Jason Kottke celebrating the continued return of Every Frame a Painting:

I’m gonna call it: Every Frame a Painting, my all-time favorite YouTube channel, is back. Tony Zhou and Taylor Ramos stopped producing their fantastic video essays back in 2017 and while they have popped up here and there since then, they’ve mostly stuck to their retirement.1

But for the past few months, the duo have been releasing video essays produced in partnership with Criterion: Night of the Living Dead: Limitations into VirtuesThe Blade (1995): The Edges of Wuxia, and just yesterday, The Visual Comedy of Isle of Dogs(embedded above).

But is it a return or are buried essays finally surfacing?

Out of the recent uploads, two of them are actually old essays made for the Criterion releases of Night of the Living Dead and Isle of Dogs. In fact, it seems that the Night of the Living Dead essay was made eight years ago for the Blu-Ray release of the film before the iconic duo retired.2

The essay for The Blade is also a part of the Criterion release, but that just came out in March~April of this year, so that essay is brand spanking new.
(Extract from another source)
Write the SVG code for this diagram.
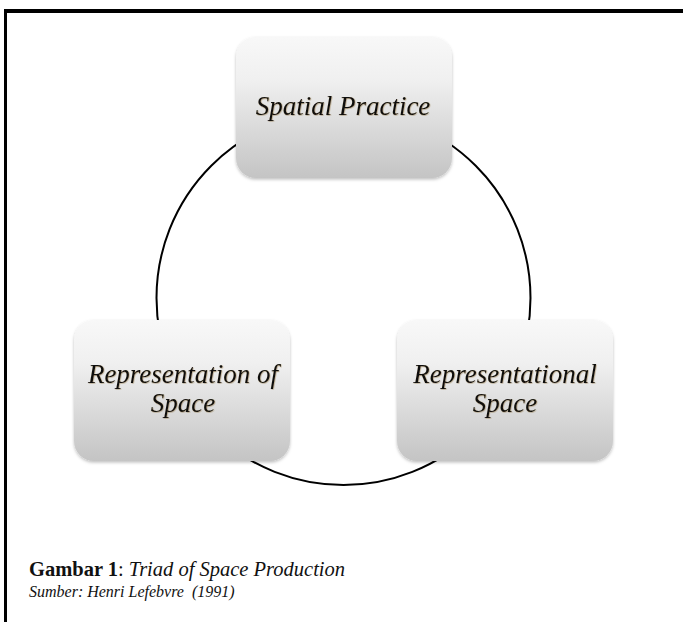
<svg xmlns="http://www.w3.org/2000/svg" width="683" height="622" viewBox="0 0 683 622">
<style>
.box{fill:url(#g);filter:url(#bs)}
.lbl{font-family:"Liberation Serif","Times New Roman",serif;font-style:italic;font-size:27px;fill:#111;text-anchor:middle;filter:url(#ts)}
.cap{font-family:"Liberation Serif","Times New Roman",serif;fill:#111}
</style>
<defs>
<linearGradient id="g" x1="0" y1="0" x2="0" y2="1">
<stop offset="0" stop-color="#f8f8f8"/>
<stop offset="0.3" stop-color="#f0f0f0"/>
<stop offset="1" stop-color="#c4c4c4"/>
</linearGradient>
<filter id="bs" x="-10%" y="-10%" width="120%" height="125%">
<feDropShadow dx="0" dy="1.5" stdDeviation="1.5" flood-color="#000" flood-opacity="0.25"/>
</filter>
<filter id="ts" x="-5%" y="-20%" width="110%" height="140%">
<feDropShadow dx="0.6" dy="0.6" stdDeviation="0.4" flood-color="#7a5a20" flood-opacity="0.5"/>
</filter>
</defs>
<rect x="4" y="9" width="679" height="4" fill="#000"/>
<rect x="4" y="9" width="3" height="613" fill="#000"/>
<g id="connectors">
<circle cx="343.5" cy="298" r="187" fill="none" stroke="#000" stroke-width="2"/>
</g>
<g id="spatial-practice">
<rect class="box" x="236" y="37" width="216" height="141" rx="20"/>
<text class="lbl" x="343" y="115">Spatial Practice</text>
</g>
<g id="representation-of-space">
<rect class="box" x="74" y="320" width="216" height="141" rx="20"/>
<text class="lbl" x="183" y="383">Representation of</text>
<text class="lbl" x="183" y="412">Space</text>
</g>
<g id="representational-space">
<rect class="box" x="397" y="320" width="216" height="141" rx="20"/>
<text class="lbl" x="505" y="383">Representational</text>
<text class="lbl" x="505" y="412">Space</text>
</g>
<g id="caption">
<text class="cap" x="29" y="576" font-size="20.5"><tspan font-weight="bold">Gambar 1</tspan>: <tspan font-style="italic">Triad of Space Production</tspan></text>
<text class="cap" x="29" y="597" font-size="16" font-style="italic" xml:space="preserve">Sumber: Henri Lefebvre  (1991)</text>
</g>
</svg>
Taylor and Tony just (like the one hour ago kind of just) put out a new essay with Turner Classic Movies about Japanese filmmaker Yasujiro Ozu.

I had no idea Every Frame a Painting had an archive hidden away on certain Criterion releases. It makes me wonder how many more are hidden away. A targeted search on Google tells me there is an essay on Tampopo and on The Breaking Point, the latter of which is already on Criterion's YouTube channel from eight years ago (again!).

All this searching reminded me of the essays the duo made for David Fincher's Voir on Netflix—I wonder if Kottke knows about those. If this trend of releasing new old essays continues, I suspect we will see the Tampopo one next. I wonder if there is more to this "hidden in plain sight" archive or if we will get more new essays or if Every Frame a Painting will once again go away until there is more to say. Either way, I am always here for more essays by Taylor and Tony.

Footnotes

  1. Footnote added by me—"popped up" has a link on Kottke.org, but it 404s, so I decided to remove it here.

  2. And is strangely not listed on the site as a part of the special features.